— Start SUPPLIED INFORMATION —

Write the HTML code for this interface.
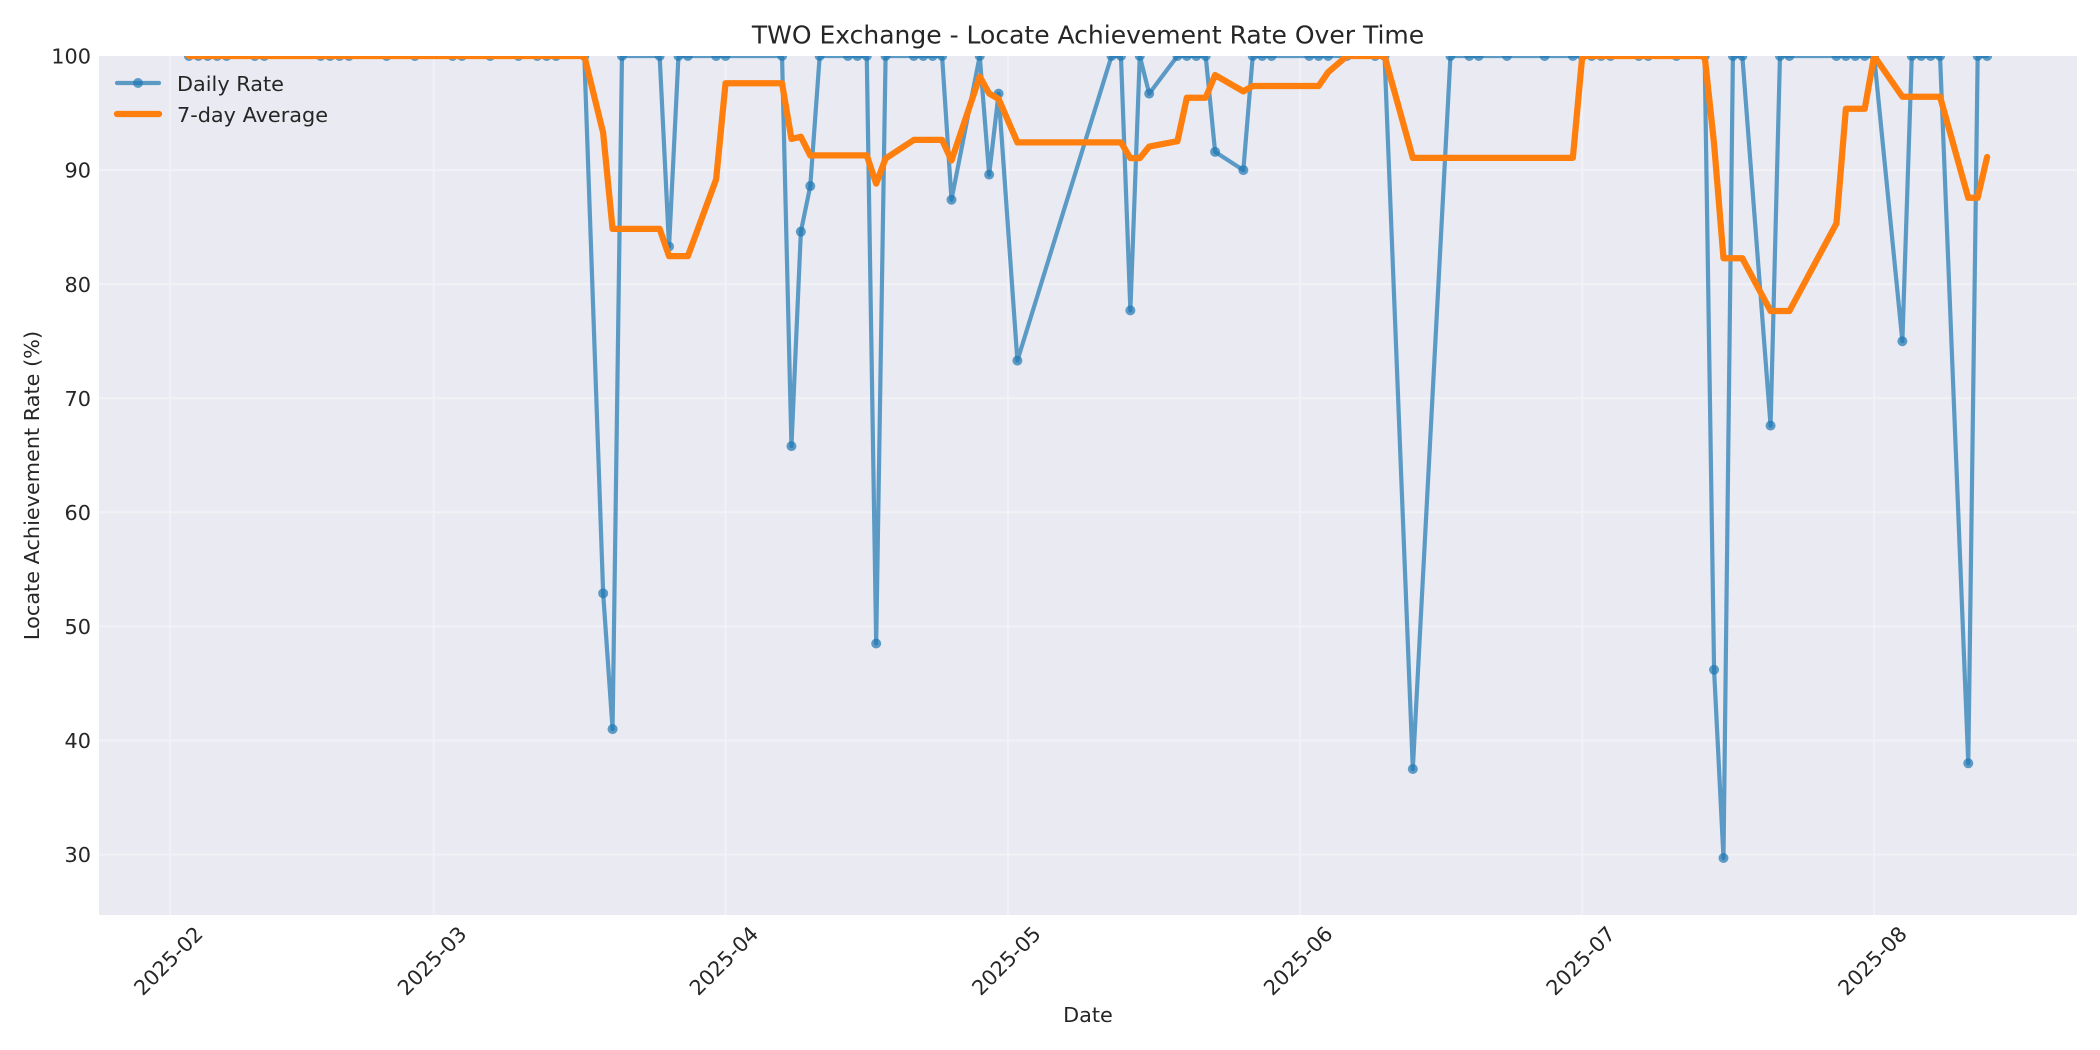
<!DOCTYPE html>
<html><head><meta charset="utf-8">
<style>
html,body{margin:0;padding:0;background:#fff;width:2100px;height:1050px;overflow:hidden;}
svg{display:block;}
text{font-family:"DejaVu Sans","Liberation Sans",sans-serif;fill:#262626;}
</style></head><body>
<svg id="c" width="2100" height="1050" viewBox="0 0 2100 1050" xmlns="http://www.w3.org/2000/svg">
<rect x="0" y="0" width="2100" height="1050" fill="#ffffff"/>
<defs><clipPath id="ax"><rect x="99" y="56" width="1978" height="859"/></clipPath></defs>
<rect x="99" y="56" width="1978" height="859" fill="#eaeaf2"/>
<g stroke="#f1f1f6" stroke-width="2" fill="none">
  <line x1="170.08" y1="56" x2="170.08" y2="915"/>
  <line x1="433.69" y1="56" x2="433.69" y2="915"/>
  <line x1="725.54" y1="56" x2="725.54" y2="915"/>
  <line x1="1007.98" y1="56" x2="1007.98" y2="915"/>
  <line x1="1299.83" y1="56" x2="1299.83" y2="915"/>
  <line x1="1582.27" y1="56" x2="1582.27" y2="915"/>
  <line x1="1874.12" y1="56" x2="1874.12" y2="915"/>
  <line x1="99" y1="170.1" x2="2077" y2="170.1"/>
  <line x1="99" y1="284.2" x2="2077" y2="284.2"/>
  <line x1="99" y1="398.2" x2="2077" y2="398.2"/>
  <line x1="99" y1="512.3" x2="2077" y2="512.3"/>
  <line x1="99" y1="626.4" x2="2077" y2="626.4"/>
  <line x1="99" y1="740.5" x2="2077" y2="740.5"/>
  <line x1="99" y1="854.6" x2="2077" y2="854.6"/>
</g>
<g clip-path="url(#ax)">
  <path id="daily" fill="none" stroke="#1f77b4" stroke-opacity="0.7" stroke-width="4.2" stroke-linejoin="round" stroke-linecap="round" d=""/>
  <g id="marks" fill="#1f77b4" fill-opacity="0.7"></g>
  <path id="avg" fill="none" stroke="#ff7f0e" stroke-width="6.25" stroke-linejoin="round" stroke-linecap="round" d=""/>
</g>

<!-- y tick labels -->
<g font-size="20.8" text-anchor="end">
  <text x="91" y="63.6">100</text>
  <text x="91" y="177.7">90</text>
  <text x="91" y="291.8">80</text>
  <text x="91" y="405.8">70</text>
  <text x="91" y="519.9">60</text>
  <text x="91" y="634">50</text>
  <text x="91" y="748.1">40</text>
  <text x="91" y="862.2">30</text>
</g>
<!-- x tick labels -->
<g font-size="20.8" text-anchor="middle" dominant-baseline="central">
  <text transform="translate(168.5,961) rotate(-45)">2025-02</text>
  <text transform="translate(432.2,961) rotate(-45)">2025-03</text>
  <text transform="translate(724,961) rotate(-45)">2025-04</text>
  <text transform="translate(1006.5,961) rotate(-45)">2025-05</text>
  <text transform="translate(1298.3,961) rotate(-45)">2025-06</text>
  <text transform="translate(1580.8,961) rotate(-45)">2025-07</text>
  <text transform="translate(1872.6,961) rotate(-45)">2025-08</text>
</g>
<text x="1088" y="1022" font-size="20.8" text-anchor="middle">Date</text>
<text transform="translate(39,485.5) rotate(-90)" font-size="20.8" text-anchor="middle">Locate Achievement Rate (%)</text>
<text x="1088" y="43.5" font-size="25" text-anchor="middle">TWO Exchange - Locate Achievement Rate Over Time</text>

<!-- legend -->
<line x1="117" y1="83" x2="159" y2="83" stroke="#1f77b4" stroke-opacity="0.7" stroke-width="4.2" stroke-linecap="round"/>
<circle cx="138" cy="83" r="5" fill="#1f77b4" fill-opacity="0.7"/>
<line x1="117" y1="114" x2="159" y2="114" stroke="#ff7f0e" stroke-width="6.25" stroke-linecap="round"/>
<text x="177" y="91" font-size="20.8">Daily Rate</text>
<text x="177" y="122" font-size="20.8">7-day Average</text>
</svg>
<script>
(function(){
var raw=[2,3,4,5,6,9,10,16,17,18,19,23,26,
30,31,34,37,39,40,41,44,[46,52.9],[47,41],48,52,[53,83.3],54,55,58,
59,65,[66,65.8],[67,84.6],[68,88.6],69,72,73,74,[75,48.5],76,79,80,81,82,[83,87.4],86,[87,89.6],[88,96.7],
[90,73.3],100,101,[102,77.7],103,[104,96.7],107,108,109,110,[111,91.6],[114,90],115,116,117,
121,122,123,125,128,129,[132,37.5],136,138,139,142,146,149,
150,151,152,153,156,157,160,163,[164,46.2],[165,29.7],166,167,[170,67.6],171,172,177,178,179,180,
181,[184,75],185,186,187,188,[191,38],192,193];
var D=raw.map(function(o){return Array.isArray(o)?o:[o,100];});
function X(d){return 99+(d+7.55)*9.4146;}
function Y(v){return 56+(100-v)*11.408;}
var p='',q='',m='';
for(var i=0;i<D.length;i++){
  var x=X(D[i][0]).toFixed(2), y=Y(D[i][1]).toFixed(2);
  p+=(i?'L':'M')+x+' '+y;
  m+='<circle cx="'+x+'" cy="'+y+'" r="5"/>';
  var s=0,n=0;
  for(var j=Math.max(0,i-6);j<=i;j++){s+=D[j][1];n++;}
  q+=(i?'L':'M')+x+' '+Y(s/n).toFixed(2);
}
document.getElementById('daily').setAttribute('d',p);
document.getElementById('avg').setAttribute('d',q);
var NS='http://www.w3.org/2000/svg',g=document.getElementById('marks');
for(var k=0;k<D.length;k++){
  var c=document.createElementNS(NS,'circle');
  c.setAttribute('cx',X(D[k][0]).toFixed(2));
  c.setAttribute('cy',Y(D[k][1]).toFixed(2));
  c.setAttribute('r','5');
  g.appendChild(c);
}
})();
</script>
</body></html>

— End SUPPLIED INFORMATION —

» SET PROBLEM:
Return to the listing above and set it down exactly, leaving out its pictures.

» THE RESULT:
Write the HTML code for this interface.
<!DOCTYPE html>
<html><head><meta charset="utf-8">
<style>
html,body{margin:0;padding:0;background:#fff;width:2100px;height:1050px;overflow:hidden;}
svg{display:block;}
text{font-family:"DejaVu Sans","Liberation Sans",sans-serif;fill:#262626;}
</style></head><body>
<svg id="c" width="2100" height="1050" viewBox="0 0 2100 1050" xmlns="http://www.w3.org/2000/svg">
<rect x="0" y="0" width="2100" height="1050" fill="#ffffff"/>
<defs><clipPath id="ax"><rect x="99" y="56" width="1978" height="859"/></clipPath></defs>
<rect x="99" y="56" width="1978" height="859" fill="#eaeaf2"/>
<g stroke="#f1f1f6" stroke-width="2" fill="none">
  <line x1="170.08" y1="56" x2="170.08" y2="915"/>
  <line x1="433.69" y1="56" x2="433.69" y2="915"/>
  <line x1="725.54" y1="56" x2="725.54" y2="915"/>
  <line x1="1007.98" y1="56" x2="1007.98" y2="915"/>
  <line x1="1299.83" y1="56" x2="1299.83" y2="915"/>
  <line x1="1582.27" y1="56" x2="1582.27" y2="915"/>
  <line x1="1874.12" y1="56" x2="1874.12" y2="915"/>
  <line x1="99" y1="170.1" x2="2077" y2="170.1"/>
  <line x1="99" y1="284.2" x2="2077" y2="284.2"/>
  <line x1="99" y1="398.2" x2="2077" y2="398.2"/>
  <line x1="99" y1="512.3" x2="2077" y2="512.3"/>
  <line x1="99" y1="626.4" x2="2077" y2="626.4"/>
  <line x1="99" y1="740.5" x2="2077" y2="740.5"/>
  <line x1="99" y1="854.6" x2="2077" y2="854.6"/>
</g>
<g clip-path="url(#ax)">
  <path id="daily" fill="none" stroke="#1f77b4" stroke-opacity="0.7" stroke-width="4.2" stroke-linejoin="round" stroke-linecap="round" d=""/>
  <g id="marks" fill="#1f77b4" fill-opacity="0.7"></g>
  <path id="avg" fill="none" stroke="#ff7f0e" stroke-width="6.25" stroke-linejoin="round" stroke-linecap="round" d=""/>
</g>

<!-- y tick labels -->
<g font-size="20.8" text-anchor="end">
  <text x="91" y="63.6">100</text>
  <text x="91" y="177.7">90</text>
  <text x="91" y="291.8">80</text>
  <text x="91" y="405.8">70</text>
  <text x="91" y="519.9">60</text>
  <text x="91" y="634">50</text>
  <text x="91" y="748.1">40</text>
  <text x="91" y="862.2">30</text>
</g>
<!-- x tick labels -->
<g font-size="20.8" text-anchor="middle" dominant-baseline="central">
  <text transform="translate(168.5,961) rotate(-45)">2025-02</text>
  <text transform="translate(432.2,961) rotate(-45)">2025-03</text>
  <text transform="translate(724,961) rotate(-45)">2025-04</text>
  <text transform="translate(1006.5,961) rotate(-45)">2025-05</text>
  <text transform="translate(1298.3,961) rotate(-45)">2025-06</text>
  <text transform="translate(1580.8,961) rotate(-45)">2025-07</text>
  <text transform="translate(1872.6,961) rotate(-45)">2025-08</text>
</g>
<text x="1088" y="1022" font-size="20.8" text-anchor="middle">Date</text>
<text transform="translate(39,485.5) rotate(-90)" font-size="20.8" text-anchor="middle">Locate Achievement Rate (%)</text>
<text x="1088" y="43.5" font-size="25" text-anchor="middle">TWO Exchange - Locate Achievement Rate Over Time</text>

<!-- legend -->
<line x1="117" y1="83" x2="159" y2="83" stroke="#1f77b4" stroke-opacity="0.7" stroke-width="4.2" stroke-linecap="round"/>
<circle cx="138" cy="83" r="5" fill="#1f77b4" fill-opacity="0.7"/>
<line x1="117" y1="114" x2="159" y2="114" stroke="#ff7f0e" stroke-width="6.25" stroke-linecap="round"/>
<text x="177" y="91" font-size="20.8">Daily Rate</text>
<text x="177" y="122" font-size="20.8">7-day Average</text>
</svg>
<script>
(function(){
var raw=[2,3,4,5,6,9,10,16,17,18,19,23,26,
30,31,34,37,39,40,41,44,[46,52.9],[47,41],48,52,[53,83.3],54,55,58,
59,65,[66,65.8],[67,84.6],[68,88.6],69,72,73,74,[75,48.5],76,79,80,81,82,[83,87.4],86,[87,89.6],[88,96.7],
[90,73.3],100,101,[102,77.7],103,[104,96.7],107,108,109,110,[111,91.6],[114,90],115,116,117,
121,122,123,125,128,129,[132,37.5],136,138,139,142,146,149,
150,151,152,153,156,157,160,163,[164,46.2],[165,29.7],166,167,[170,67.6],171,172,177,178,179,180,
181,[184,75],185,186,187,188,[191,38],192,193];
var D=raw.map(function(o){return Array.isArray(o)?o:[o,100];});
function X(d){return 99+(d+7.55)*9.4146;}
function Y(v){return 56+(100-v)*11.408;}
var p='',q='',m='';
for(var i=0;i<D.length;i++){
  var x=X(D[i][0]).toFixed(2), y=Y(D[i][1]).toFixed(2);
  p+=(i?'L':'M')+x+' '+y;
  m+='<circle cx="'+x+'" cy="'+y+'" r="5"/>';
  var s=0,n=0;
  for(var j=Math.max(0,i-6);j<=i;j++){s+=D[j][1];n++;}
  q+=(i?'L':'M')+x+' '+Y(s/n).toFixed(2);
}
document.getElementById('daily').setAttribute('d',p);
document.getElementById('avg').setAttribute('d',q);
var NS='http://www.w3.org/2000/svg',g=document.getElementById('marks');
for(var k=0;k<D.length;k++){
  var c=document.createElementNS(NS,'circle');
  c.setAttribute('cx',X(D[k][0]).toFixed(2));
  c.setAttribute('cy',Y(D[k][1]).toFixed(2));
  c.setAttribute('r','5');
  g.appendChild(c);
}
})();
</script>
</body></html>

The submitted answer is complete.